Hi @casper-hansen I deploy the awq model of deepseek-6.7b with vLLM, but the human eval score is only 18, the normal score is more than 40, is there something wrong with how I handled it?

Thanks.

The python file is:

from awq import AutoAWQForCausalLM
from transformers import AutoTokenizer

model_path = '/data/deepseek-6.7B'
quant_path = '/data/deepseek-6.7B-awq'
quant_config = { "zero_point": True, "q_group_size": 128, "w_bit": 4, "version": "GEMM" }

# Load model
model = AutoAWQForCausalLM.from_pretrained(model_path, safetensors=True, **{"low_cpu_mem_usage": True, "use_cache": False}, device_map='auto')
tokenizer = AutoTokenizer.from_pretrained(model_path, trust_remote_code=True)

# Quantize
model.quantize(tokenizer, quant_config=quant_config)

# Save quantized model
model.save_quantized(quant_path)
tokenizer.save_pretrained(quant_path)
Loading checkpoint shards:   0%|                                                                                                          | 0/2 [00:00<?, ?it/s]/usr/local/lib/python3.10/dist-packages/torch/_utils.py:831: UserWarning: TypedStorage is deprecated. It will be removed in the future and UntypedStorage will be the only storage class. This should only matter to you if you are using storages directly.  To access UntypedStorage directly, use tensor.untyped_storage() instead of tensor.storage()
  return self.fget.__get__(instance, owner)()
Loading checkpoint shards: 100%|██████████████████████████████████████████████████████████████████████████████████████████████████| 2/2 [00:03<00:00,  1.73s/it]
Special tokens have been added in the vocabulary, make sure the associated word embeddings are fine-tuned or trained.
Downloading readme: 100%|██████████████████████████████████████████████████████████████████████████████████████████████████████| 167/167 [00:00<00:00, 1.77MB/s]
/usr/local/lib/python3.10/dist-packages/huggingface_hub/repocard.py:105: UserWarning: Repo card metadata block was not found. Setting CardData to empty.
  warnings.warn("Repo card metadata block was not found. Setting CardData to empty.")
Downloading data: 100%|██████████████████████████████████████████████████████████████████████████████████████████████████████| 471M/471M [00:53<00:00, 8.85MB/s]
Generating validation split: 214670 examples [00:03, 69675.70 examples/s]
Token indices sequence length is longer than the specified maximum sequence length for this model (98937 > 16384). Running this sequence through the model will result in indexing errors
AWQ: 100%|██████████████████████████████████████████████████████████████████████████████████████████████████████████████████████| 32/32 [17:59<00:00, 33.74s/it]

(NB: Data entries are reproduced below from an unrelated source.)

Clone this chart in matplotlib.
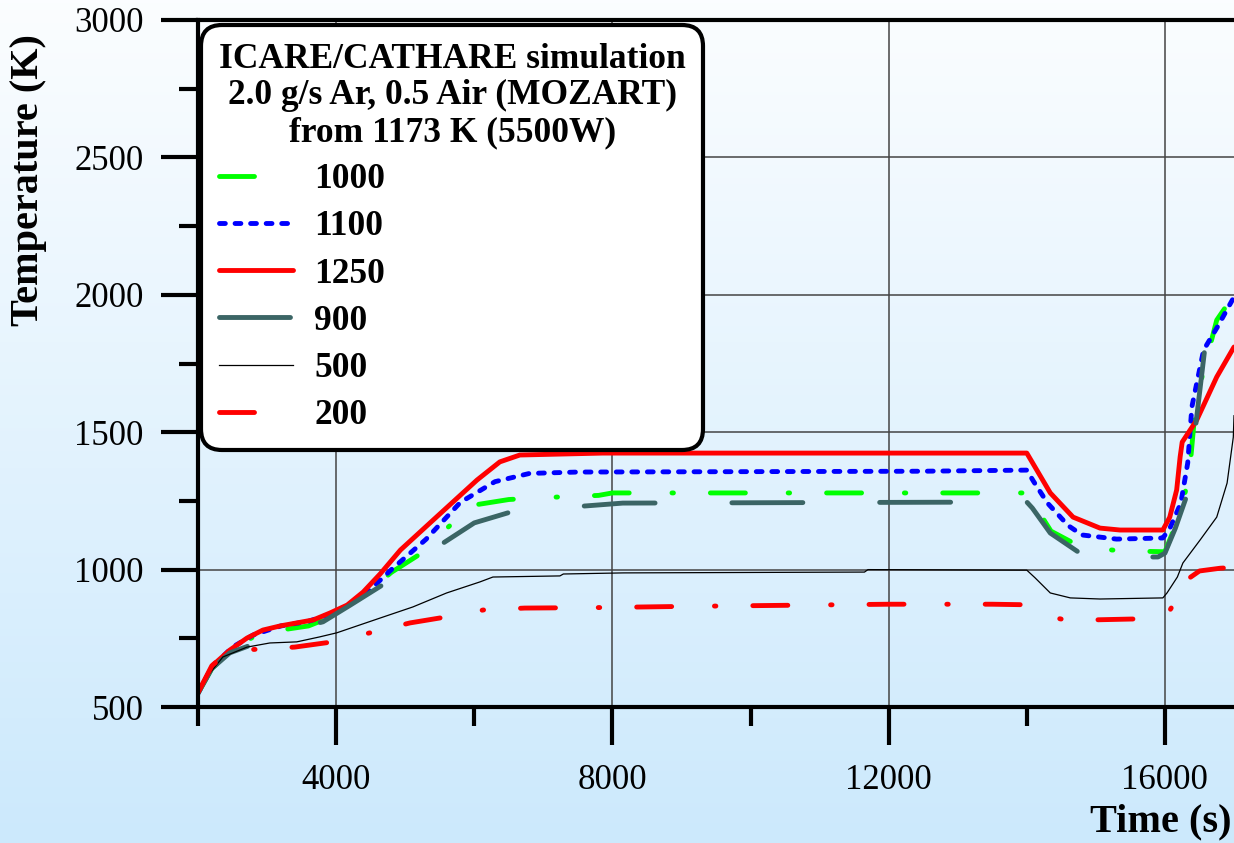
import matplotlib

matplotlib.use("Agg")
import matplotlib.pyplot as plt
import numpy as np
from matplotlib.ticker import MultipleLocator

plt.rcParams["font.family"] = ["Liberation Serif", "DejaVu Serif"]

# --- data (time in s, temperature in K) ---
t_1000 = [2000, 2200, 2500, 2800, 3200, 3600, 4000, 4400, 4800, 5300, 5600, 6000,
          6500, 7000, 7800, 8000, 14000, 14100, 14350, 14800, 15400, 16000, 16200,
          16350, 16450, 16750, 17000]
T_1000 = [550, 640, 710, 755, 780, 795, 835, 905, 990, 1070, 1150, 1235,
          1255, 1262, 1270, 1279, 1279, 1240, 1140, 1080, 1068, 1065, 1190,
          1337, 1617, 1908, 2000]

t_1100 = [2000, 2200, 2500, 2800, 3200, 3600, 4000, 4400, 4800, 5300, 5800, 6300,
          6800, 7500, 12500, 14000, 14100, 14300, 14600, 14800, 15300, 15970, 16070,
          16230, 16330, 16390, 16560, 16760, 17000]
T_1100 = [550, 645, 718, 762, 795, 812, 845, 905, 1000, 1110, 1245, 1320,
          1350, 1355, 1358, 1362, 1320, 1242, 1160, 1126, 1111, 1115, 1150,
          1242, 1388, 1592, 1799, 1883, 1992]

t_1250 = [2000, 2220, 2460, 2710, 2940, 3190, 3430, 3670, 3910, 4160, 4390, 4640,
          4930, 5360, 6040, 6370, 6660, 7860, 14000, 14340, 14670, 15060, 15350,
          15970, 16070, 16170, 16220, 16250, 16460, 16750, 17000]
T_1250 = [552, 653, 707, 751, 780, 795, 806, 817, 842, 871, 918, 985,
          1071, 1170, 1326, 1392, 1417, 1424, 1424, 1279, 1191, 1151, 1144,
          1144, 1191, 1290, 1410, 1464, 1544, 1701, 1810]

t_900 = [2000, 2200, 2460, 2850, 3200, 3810, 4200, 4740, 5200, 5620, 6000, 6600,
         7630, 8150, 14000, 14080, 14340, 14810, 15000, 15900, 16000, 16150, 16330,
         16460, 16580]
T_900 = [550, 640, 697, 733, 770, 810, 870, 955, 1040, 1108, 1170, 1215,
         1232, 1242, 1246, 1224, 1133, 1053, 1045, 1046, 1060, 1150, 1279,
         1555, 1810]

t_500 = [2000, 2360, 2710, 3040, 3430, 3760, 4010, 4640, 5110, 5600, 6080, 6270,
         7240, 7290, 8160, 11650, 11700, 14000, 14120, 14340, 14630, 15060, 15970,
         16030, 16180, 16260, 16510, 16750, 16900, 16990, 17000]
T_500 = [569, 682, 718, 733, 737, 755, 770, 824, 864, 915, 955, 973,
         977, 984, 988, 991, 1000, 998, 970, 915, 897, 893, 897,
         915, 973, 1024, 1108, 1191, 1315, 1482, 1560]

t_200 = [2000, 2200, 2450, 2850, 3400, 3950, 4490, 5070, 5600, 6130, 6730, 7860,
         9000, 10500, 12000, 13500, 14000, 14300, 14600, 15500, 16000, 16100, 16300,
         16500, 16800, 17000]
T_200 = [552, 650, 705, 710, 718, 737, 770, 806, 828, 853, 860, 862,
         866, 870, 874, 874, 872, 830, 815, 820, 822, 864, 960,
         995, 1005, 1008]

legend_title = "ICARE/CATHARE simulation\n2.0 g/s Ar, 0.5 Air (MOZART)\nfrom 1173 K (5500W)"

fig = plt.figure(figsize=(12.34, 8.43), dpi=100)

# vertical white -> light blue background
bg = fig.add_axes([0, 0, 1, 1], zorder=-10)
grad = np.linspace(0, 1, 256)[:, None]
top = np.array([0.985, 0.993, 1.0])
bottom = np.array([0.80, 0.914, 0.99])
img = top + (bottom - top) * grad[..., None]
bg.imshow(img, aspect="auto", extent=[0, 1, 0, 1], origin="upper")
bg.axis("off")

ax = fig.add_axes([198 / 1234, 136 / 843, 1036 / 1234, 687 / 843])
ax.set_facecolor("none")

lw = 3.5
dashdot = (7.2, 8.8, 0.3, 7.6)
ax.plot(t_1000, T_1000, color="#00ff00", lw=lw, dashes=dashdot,
        dash_capstyle="round", solid_capstyle="round", label="1000")
ax.plot(t_1100, T_1100, color="#0000ff", lw=lw, dashes=(1.2, 2.0),
        dash_capstyle="round", label="1100")
ax.plot(t_1250, T_1250, color="#ff0000", lw=lw, solid_capstyle="round", label="1250")
ax.plot(t_900, T_900, color="#3b6565", lw=lw, dashes=(14.6, 15.8),
        dash_capstyle="round", label="900")
ax.plot(t_500, T_500, color="black", lw=0.9, label="500")
ax.plot(t_200, T_200, color="#ff0000", lw=lw, dashes=dashdot,
        dash_capstyle="round", label="200")

ax.set_xlim(2000, 17000)
ax.set_ylim(500, 3000)
ax.xaxis.set_major_locator(MultipleLocator(4000))
ax.xaxis.set_minor_locator(MultipleLocator(2000))
ax.yaxis.set_major_locator(MultipleLocator(500))
ax.yaxis.set_minor_locator(MultipleLocator(250))
ax.grid(True, which="major", color="#444444", lw=1.1)
ax.set_axisbelow(True)

for side in ("left", "bottom", "top"):
    ax.spines[side].set_linewidth(3)
ax.spines["right"].set_visible(False)
ax.tick_params(which="major", direction="out", length=27, width=3, labelsize=25, pad=12)
ax.tick_params(which="minor", direction="out", length=14, width=3)
ax.tick_params(axis="x", which="major", pad=14)

fig.text(29 / 1234, 1 - 180 / 843, "Temperature (K)", rotation=90, fontsize=29,
         fontweight="bold", ha="center", va="center")
fig.text(1232 / 1234, 3 / 843, "Time (s)", fontsize=29, fontweight="bold",
         ha="right", va="bottom")

leg = ax.legend(loc="upper left", bbox_to_anchor=(0.003, 0.993), borderaxespad=0,
                title=legend_title, fontsize=25.5, title_fontsize=25.5,
                handlelength=2.1, handletextpad=0.6, labelspacing=0.4,
                borderpad=0.5, framealpha=1, fancybox=True, alignment="left")
title = leg.get_title()
title.set_fontweight("bold")
title.set_linespacing(1.15)
title.set_multialignment("center")
for txt in leg.get_texts():
    txt.set_fontweight("bold")
frame = leg.get_frame()
frame.set_edgecolor("black")
frame.set_linewidth(3)
frame.set_boxstyle("round,pad=0,rounding_size=0.6")

fig.savefig("out.png", dpi=100)
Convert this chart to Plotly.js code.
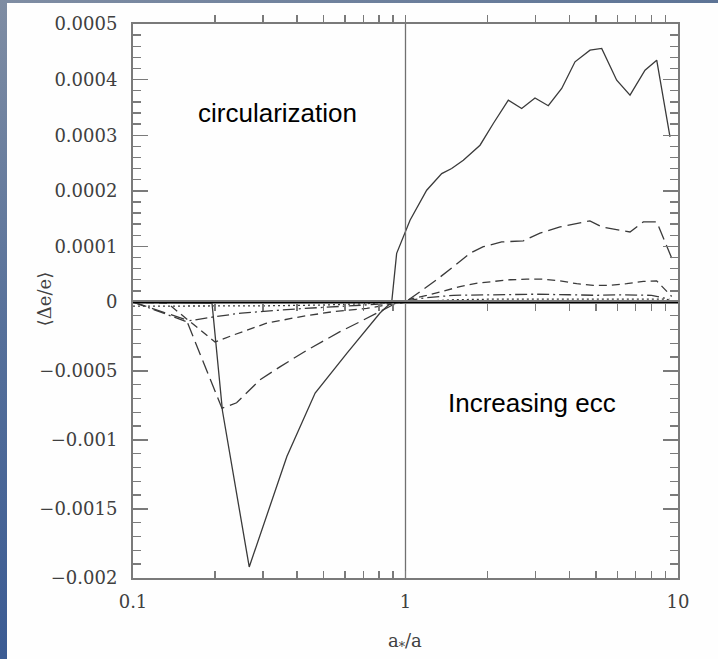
<!DOCTYPE html>
<html><head><meta charset="utf-8">
<script src="https://cdn.plot.ly/plotly-3.0.1.min.js"></script>
<style>
html,body{margin:0;padding:0;width:718px;height:659px;overflow:hidden;}
body{background:linear-gradient(180deg,#7f8da3 0%,#56709a 50%,#3b5b93 100%);position:relative;}
#topbar{position:absolute;left:0;top:0;width:718px;height:3px;background:linear-gradient(90deg,#7f8da3,#5d7496);}
#chart{position:absolute;left:7px;top:3px;width:711px;height:656px;background:#fefefe;}
</style></head><body><div id="topbar"></div><div id="chart"></div>
<script>
// ---- data ----
const solidX = [0.1, 0.195, 0.213, 0.267, 0.367, 0.466, 0.61, 0.806, 0.89, 0.928, 1.039, 1.196, 1.358, 1.477, 1.63, 1.877, 2.1, 2.384, 2.669, 2.987, 3.342, 3.743, 4.188, 4.754, 5.248, 5.957, 6.667, 7.567, 8.354, 9.346];
const solidY = [0, -0.00001, -0.00079, -0.00192, -0.00112, -0.00066, -0.00037, -0.00008, 0, 0.0000876, 0.000147, 0.000201, 0.000231, 0.00024, 0.000255, 0.000282, 0.000321, 0.000363, 0.000348, 0.000367, 0.000353, 0.000384, 0.000432, 0.000453, 0.000456, 0.000399, 0.000372, 0.000417, 0.000435, 0.000297];

const longDashX = [0.1, 0.157, 0.212, 0.24, 0.292, 0.346, 0.434, 0.575, 0.681, 0.806, 0.9, 1.0, 1.13, 1.301, 1.498, 1.725, 1.93, 2.254, 2.706, 3.115, 3.69, 4.75, 5.25, 5.789, 6.667, 7.459, 8.354, 9.48];
const longDashY = [0, -0.00013, -0.00077, -0.00073, -0.000565, -0.00047, -0.00035, -0.000215, -0.000143, -0.00007, -0.00002, 0, 0.0000185, 0.00004, 0.0000635, 0.0000876, 0.0000995, 0.000108, 0.00011, 0.000124, 0.000135, 0.000146, 0.000135, 0.000131, 0.000126, 0.000144, 0.000144, 0.000079];

const medDashX = [0.1, 0.134, 0.2, 0.233, 0.309, 0.41, 0.543, 0.721, 0.902, 1.039, 1.196, 1.375, 1.584, 1.835, 2.1, 2.424, 2.79, 3.21, 3.69, 4.25, 4.89, 5.63, 6.48, 7.46, 8.35, 9.48];
const medDashY = [0, -0.00001, -0.00029, -0.00024, -0.000154, -0.000107, -0.00007, -0.000046, -0.000014, 0.000005, 0.000012, 0.00002, 0.0000275, 0.000034, 0.000037, 0.00004, 0.000041, 0.000041, 0.000038, 0.000033, 0.00003, 0.00003, 0.000033, 0.000037, 0.000038, 0.00001];

const dashDotX = [0.1, 0.156, 0.195, 0.25, 0.4, 0.6, 0.8, 0.9, 1.0, 1.2, 1.5, 2, 3, 4, 5, 6, 7, 8, 9.3];
const dashDotY = [0, -0.00014, -0.00011, -0.00008, -0.00005, -0.00003, -0.00002, -0.00001, 0.000002, 0.000008, 0.000012, 0.000013, 0.000014, 0.000013, 0.000012, 0.000013, 0.000013, 0.000012, 0.000005];

const dottedX = [0.1, 0.2, 0.3, 0.5, 0.7, 0.9, 1.0, 1.5, 2, 3, 5, 7, 9, 9.6];
const dottedY = [-0.00003, -0.00003, -0.000028, -0.000022, -0.000015, -0.000005, 0, 0.000004, 0.000005, 0.000005, 0.000005, 0.000005, 0.000005, 0.000002];

const refLineX = [1, 1];
const xTickVals = [0.1,0.2,0.3,0.4,0.5,0.6,0.7,0.8,0.9,1,2,3,4,5,6,7,8,9,10];
const xTickText = ['0.1','','','','','','','','','1','','','','','','','','','10'];
const yTopTickVals = [0, 0.0001, 0.0002, 0.0003, 0.0004, 0.0005];
const yTopTickText = ['0', '0.0001', '0.0002', '0.0003', '0.0004', '0.0005'];
const yBotTickVals = [-0.002, -0.0015, -0.001, -0.0005];
const yBotTickText = ['\u22120.002', '\u22120.0015', '\u22120.001', '\u22120.0005'];

// ---- traces ----
const lineColor = '#3a3a3a';
const series = [
  {x: solidX, y: solidY, dash: 'solid'},
  {x: longDashX, y: longDashY, dash: '14px,6px'},
  {x: medDashX, y: medDashY, dash: '8px,5px'},
  {x: dashDotX, y: dashDotY, dash: '12px,4px,2px,4px'},
  {x: dottedX, y: dottedY, dash: '2px,3px'}
];
const traces = [];
['y', 'y2'].forEach(ax => {
  series.forEach(s => {
    traces.push({x: s.x, y: s.y, xaxis: 'x', yaxis: ax, mode: 'lines', showlegend: false,
      hoverinfo: 'skip', line: {color: lineColor, width: 1.3, dash: s.dash}});
  });
});
traces.push({x: refLineX, y: [0, 0.0005], xaxis: 'x', yaxis: 'y', mode: 'lines', showlegend: false,
  hoverinfo: 'skip', line: {color: '#707070', width: 1.3}});
traces.push({x: refLineX, y: [-0.002, 0], xaxis: 'x', yaxis: 'y2', mode: 'lines', showlegend: false,
  hoverinfo: 'skip', line: {color: '#707070', width: 1.3}});

const tickFont = {family: 'DejaVu Serif', size: 18, color: '#404040'};
const axisCommon = {
  showline: true, linecolor: '#7a7a7a', linewidth: 2, mirror: 'allticks',
  ticks: 'inside', tickcolor: '#7a7a7a', tickwidth: 1.4,
  showgrid: false, zeroline: false, tickfont: tickFont, automargin: false, fixedrange: true
};

const layout = {
  width: 711, height: 656,
  margin: {l: 126, r: 40, t: 21, b: 81, pad: 0},
  paper_bgcolor: '#fefefe', plot_bgcolor: '#fefefe',
  showlegend: false,
  xaxis: Object.assign({}, axisCommon, {
    type: 'log', range: [-1, 1], anchor: 'y2', tickangle: 0,
    tickmode: 'array', tickvals: xTickVals, ticktext: xTickText, ticklen: 7,
    ticklabelstandoff: 6
  }),
  yaxis: Object.assign({}, axisCommon, {
    domain: [0.4982, 1], range: [0, 0.0005], anchor: 'x',
    tickmode: 'array', tickvals: yTopTickVals, ticktext: yTopTickText, ticklen: 15,
    minor: {dtick: 0.00002, tick0: 0, ticklen: 8, ticks: 'inside', tickcolor: '#7a7a7a', tickwidth: 1.4},
    ticklabelstandoff: 10
  }),
  yaxis2: Object.assign({}, axisCommon, {
    domain: [0, 0.4982], range: [-0.002, 0], anchor: 'x',
    tickmode: 'array', tickvals: yBotTickVals, ticktext: yBotTickText, ticklen: 15,
    minor: {dtick: 0.0001, tick0: 0, ticklen: 8, ticks: 'inside', tickcolor: '#7a7a7a', tickwidth: 1.4},
    ticklabelstandoff: 10
  }),
  shapes: [
    {type: 'line', xref: 'paper', x0: 0, x1: 1, yref: 'y2', y0: 0, y1: 0,
     line: {color: '#000', width: 2}, layer: 'above'}
  ],
  annotations: [
    {text: 'circularization', xref: 'paper', yref: 'paper', x: 0.2651, y: 0.8394,
     showarrow: false, xanchor: 'center', yanchor: 'middle',
     font: {family: 'Liberation Sans, Arial, sans-serif', size: 26, color: '#000'}},
    {text: 'Increasing ecc', xref: 'paper', yref: 'paper', x: 0.7321, y: 0.3159,
     showarrow: false, xanchor: 'center', yanchor: 'middle',
     font: {family: 'Liberation Sans, Arial, sans-serif', size: 26, color: '#000'}},
    {text: '\u27E8\u0394e/e\u27E9', xref: 'paper', yref: 'paper', x: -0.163, y: 0.5036,
     showarrow: false, textangle: -90, xanchor: 'center', yanchor: 'middle',
     font: {family: 'DejaVu Serif', size: 18, color: '#404040'}},
    {text: 'a<sub>*</sub>/a', xref: 'paper', yref: 'paper', x: 0.499, y: -0.116,
     showarrow: false, xanchor: 'center', yanchor: 'middle',
     font: {family: 'DejaVu Serif', size: 18, color: '#404040'}}
  ]
};

Plotly.newPlot('chart', traces, layout, {staticPlot: true, displayModeBar: false});
</script></body></html>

Then I get the files like these:

root@2378096be2f6:/data/deepseek-6.7B-awq# ll
total 3800100
drwxr-xr-x  2 root root       4096 Mar  5 14:33 ./
drwxr-xr-x 19 root root       4096 Mar  5 14:33 ../
-rw-r--r--  1 root root        916 Mar  5 14:33 config.json
-rw-r--r--  1 root root        140 Mar  5 14:33 generation_config.json
-rw-r--r--  1 root root 3889899416 Mar  5 14:33 model.safetensors
-rw-r--r--  1 root root        735 Mar  5 14:33 special_tokens_map.json
-rw-r--r--  1 root root    1370514 Mar  5 14:33 tokenizer.json
-rw-r--r--  1 root root       6101 Mar  5 14:33 tokenizer_config.json

And the config.json is:

(base) [root@VM]# cat deepseek-6.7B-awq/config.json 
{
  "_name_or_path": "/data/deepseek-6.7B",
  "architectures": [
    "LlamaForCausalLM"
  ],
  "attention_bias": false,
  "attention_dropout": 0.0,
  "bos_token_id": 32013,
  "eos_token_id": 32022,
  "hidden_act": "silu",
  "hidden_size": 4096,
  "initializer_range": 0.02,
  "intermediate_size": 11008,
  "max_position_embeddings": 16384,
  "model_type": "llama",
  "num_attention_heads": 32,
  "num_hidden_layers": 32,
  "num_key_value_heads": 32,
  "pretraining_tp": 1,
  "quantization_config": {
    "bits": 4,
    "group_size": 128,
    "modules_to_not_convert": null,
    "quant_method": "awq",
    "version": "gemm",
    "zero_point": true
  },
  "rms_norm_eps": 1e-06,
  "rope_scaling": {
    "factor": 4.0,
    "type": "linear"
  },
  "rope_theta": 100000,
  "tie_word_embeddings": false,
  "torch_dtype": "float16",
  "transformers_version": "4.37.2",
  "use_cache": false,
  "vocab_size": 32031
}
suparious commented 6 months ago

is only 18, the normal score is more than 40

This may be related to the fact that AWQ is meant for fast local inference, and not production. By quantizing 16bit floating values into 4bit integers, the quality will suffer accordingly. If you compare the GGUF and EXL2, it seems there is a similar quality loss at 4bit. This lets you preform functional testing on the model, before deploying the native version to production.

From my experience, the way AWQ quants, a 4bit AWQ will usually score better than a 4bit GGUF or EXL2, and inference is usually faster. When I want high quality (ready for production), I need to use the native fp16 or bfloat16.

casper-hansen commented 5 months ago

Some models suffer with higher quantization errors than others. Unfortunately, I do not always have the time or hardware to keep supporting every model. There is now a new option on main branch where you can use apply_clip=False, which some users reported helped them on Chinese models like QWen/DeepSeek.

casper-hansen commented 5 months ago

I'm closing this issue for now as OOM is not a general issue for AutoAWQ when you follow the examples. I believe transformers has also introduced changes in 4.39 that stops these caching issues.